Speaking to the Greater Valparaiso Chamber of Commerce, Pence said the measure could mean nearly 10,000 jobs and a widening of Interstate 65 in this region and improving major road arteries across the state.
“I’m somebody who believes roads mean jobs,” he said as he reached the last point in a four-prong approach to continue growth in Indiana.
In no particular order, Pence said, the “four legs of the milking stool” were fiscal responsibility; pro-growth tax policies and regulations; educational reform; and infrastructure, which is where House Enrolled Act 1002, or the Major Moves 2020 Trust Fund, comes in.
The legislation, co-sponsored by state Rep.

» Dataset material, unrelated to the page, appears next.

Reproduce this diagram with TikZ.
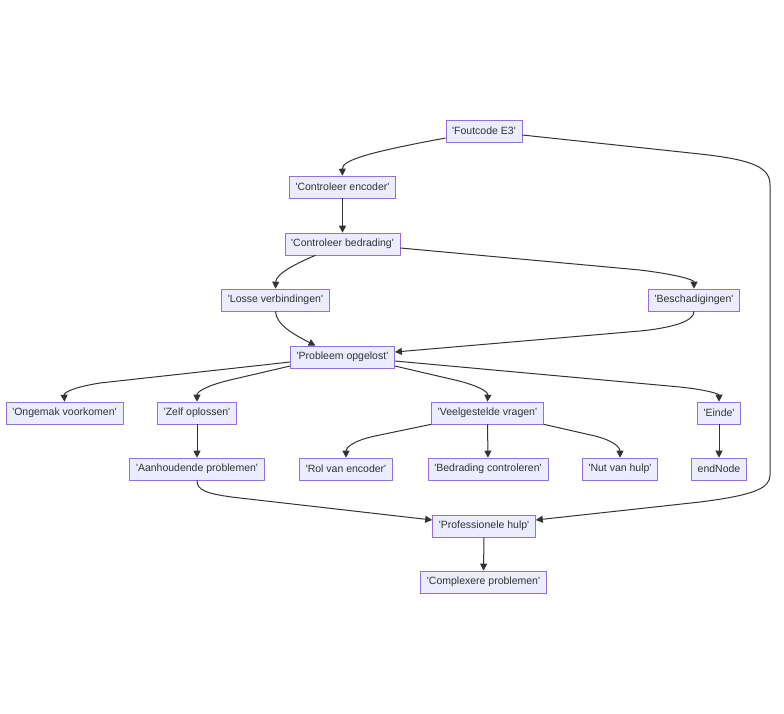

Ed Soliday, R-Valparaiso, provides $200 million this year and up to $200 million after December revenue forecasts for the coming year.

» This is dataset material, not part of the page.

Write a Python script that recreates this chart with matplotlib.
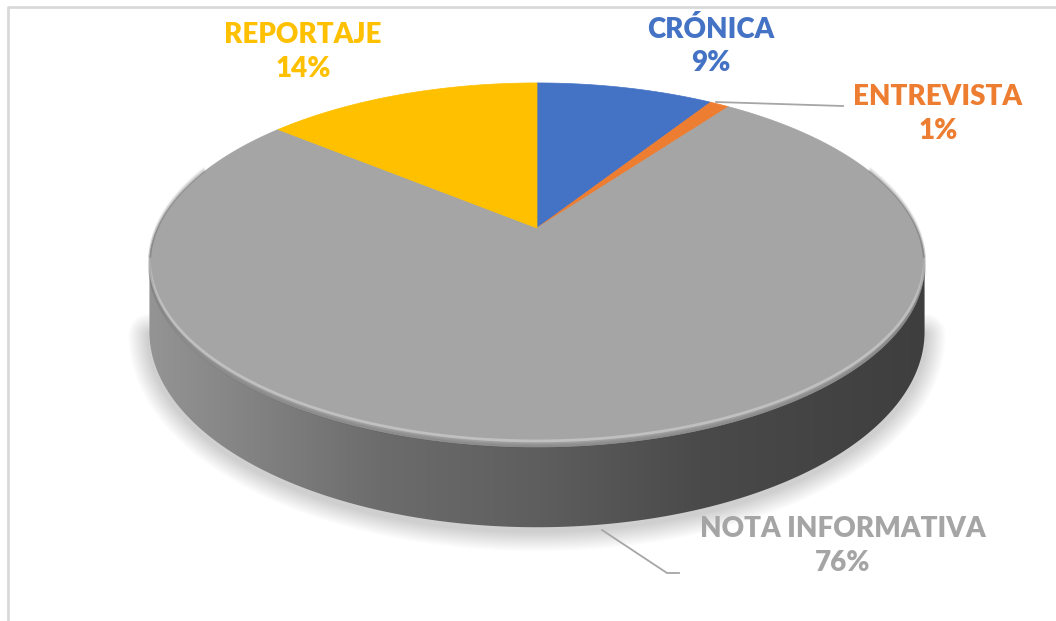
import matplotlib
matplotlib.use('Agg')
import matplotlib.pyplot as plt
import numpy as np
from matplotlib.patches import Polygon

# Data
categories = ['CRÓNICA', 'ENTREVISTA', 'NOTA INFORMATIVA', 'REPORTAJE']
values = [9, 1, 76, 14]
colors = ['#4472C4', '#ED7D31', '#A5A5A5', '#FFC000']

# Label placement (pixels) and leader lines
label_pos = {
    'CRÓNICA': (711, 46),
    'ENTREVISTA': (938, 114),
    'NOTA INFORMATIVA': (843, 546),
    'REPORTAJE': (303, 52),
}
leaders = {
    'ENTREVISTA': [(716, 102), (843, 106)],
    'NOTA INFORMATIVA': [(602, 530), (667, 573), (679, 573)],
}

# Perspective disc geometry (pixel space)
cx, cy = 537.0, 228.0
A, B, k = 379.5, 174.5, 0.203
h0 = 64.0


def proj(theta):
    # theta: clockwise from 12 o'clock, radians
    u, v = np.sin(theta), np.cos(theta)
    d = 1 + k * v
    return cx + A * u / d, cy - B * v / d


def wall_h(theta):
    return h0 / (1 + k * np.cos(theta))


fig = plt.figure(figsize=(10.56, 6.21), dpi=100)
ax = fig.add_axes([0, 0, 1, 1])
ax.set_xlim(0, 1056)
ax.set_ylim(621, 0)
ax.axis('off')

# chart frame
ax.plot([7.5, 7.5, 1056], [621, 6.5, 6.5], color='#d9d9d9', lw=2, zorder=1)

fracs = np.array(values, dtype=float) / sum(values)
bounds = np.concatenate([[0], np.cumsum(fracs)]) * 2 * np.pi

# front wall range (silhouette)
t_right = np.arccos(-k)
t_left = 2 * np.pi - t_right
tw = np.linspace(t_right, t_left, 300)
xt, yt = proj(tw)
hb = wall_h(tw)

# soft shadow under the wall
for lw in np.linspace(30, 4, 12):
    ax.plot(xt, yt + hb + 3, color='black', lw=lw, alpha=0.016,
            solid_capstyle='round', zorder=2)

# wall with horizontal gradient, clipped to the wall outline
wall = np.column_stack([np.concatenate([xt, xt[::-1]]),
                        np.concatenate([yt - 2, (yt + hb)[::-1]])])
wall_patch = Polygon(wall, closed=True, facecolor='none', edgecolor='none')
ax.add_patch(wall_patch)
gx = np.linspace(140, 940, 400)
g = np.interp(gx, [150, 380, 540, 700, 930], [0x94, 0x6c, 0x5e, 0x4a, 0x3e]) / 255.0
img = np.tile(np.stack([g, g, g], axis=-1)[None, :, :], (2, 1, 1))
im = ax.imshow(img, extent=[140, 940, 560, 240], aspect='auto', zorder=3,
               interpolation='bilinear')
im.set_clip_path(wall_patch)
ax.set_xlim(0, 1056)
ax.set_ylim(621, 0)

# top face slices
for i, cat in enumerate(categories):
    t = np.linspace(bounds[i], bounds[i + 1], max(int(fracs[i] * 400), 4))
    x, y = proj(t)
    poly = np.column_stack([np.concatenate([[cx], x]), np.concatenate([[cy], y])])
    ax.add_patch(Polygon(poly, closed=True, facecolor=colors[i], edgecolor=colors[i],
                         lw=0.5, zorder=4))

# bevel on the front rim of the top face
tr = np.linspace(np.radians(70), np.radians(290), 300)
xr, yr = proj(tr)
for off, a in [(0.5, 0.16), (2, 0.10), (3.5, 0.05)]:
    ax.plot(xr, yr - off, color='#404040', lw=2, alpha=a, zorder=5)
ax.plot(xt, yt - 6, color='white', lw=2.0, alpha=0.3, zorder=5)

# leader lines
for cat, pts in leaders.items():
    px, py = zip(*pts)
    ax.plot(px, py, color='#a6a6a6', lw=1.3, zorder=6)

# labels
for i, cat in enumerate(categories):
    x, y = label_pos[cat]
    pct = '{:.0f}%'.format(fracs[i] * 100)
    ax.text(x, y, cat + '\n' + pct, ha='center', va='center', color=colors[i],
            fontsize=20, fontweight='heavy', family='Lato', linespacing=1.35, zorder=7)

fig.savefig('out.png', dpi=100)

The Indiana Department of Transportation invests $750 million each year across the state, Pence said, but the new law would provide the necessary funding for more far-reaching projects.
Senate Appropriations Chairman Luke Kenley urged the Pence administration to stick by its promise to spend the money on major road upgrades.
“It’s important that we focus on supporting major improvements to major infrastructure across Indiana. This will ensure our communities get the resources they need in a way that’s fiscally responsible and beneficial to our state as a whole,” said Kenley, R-Noblesville.
Pence started his day at an Indianapolis child care center, where he signed legislation providing state funding for prekindergarten programs for low-income children for the first time, and joining 41 other states that already offer such assistance.
“It was very emotional for me,” he said, adding he wore a “Garfield” tie as an icebreaker for the kids before switching to a more business-like blue for the chamber lunch.
His next stop was in Chicago for a Forbes-sponsored business summit, which he used as an opportunity to take a few jabs at Indiana’s neighbor to the west and its financial struggles.
“I love going to Illinois,” he said. “It’s what I call low-hanging fruit.”
All joking aside, Pence touted the many good things happening in Indiana and Valparaiso.
Indiana is third in the nation for job creation, and the unemployment rate here is 6.4 percent, Pence said, the lowest rate in the Midwest. Unemployment was 8.6 percent when he took office last year.
“It is really extraordinary to see how business and industry are rolling their sleeves up even in these challenging times,” he said.
Pence and Valparaiso Mayor Jon Costas also noted the recent groundbreaking for the Pratt Industries paper recycling plant, a $260 million project that will add 130 jobs in the community, as well as plans for a $100 million jet engine plant in Lafayette, to be built by GE Aviation.
“These are not isolated events,” Costas said. “Indiana is getting to be known as one of the top states in the nation and best places in the world to grow business.”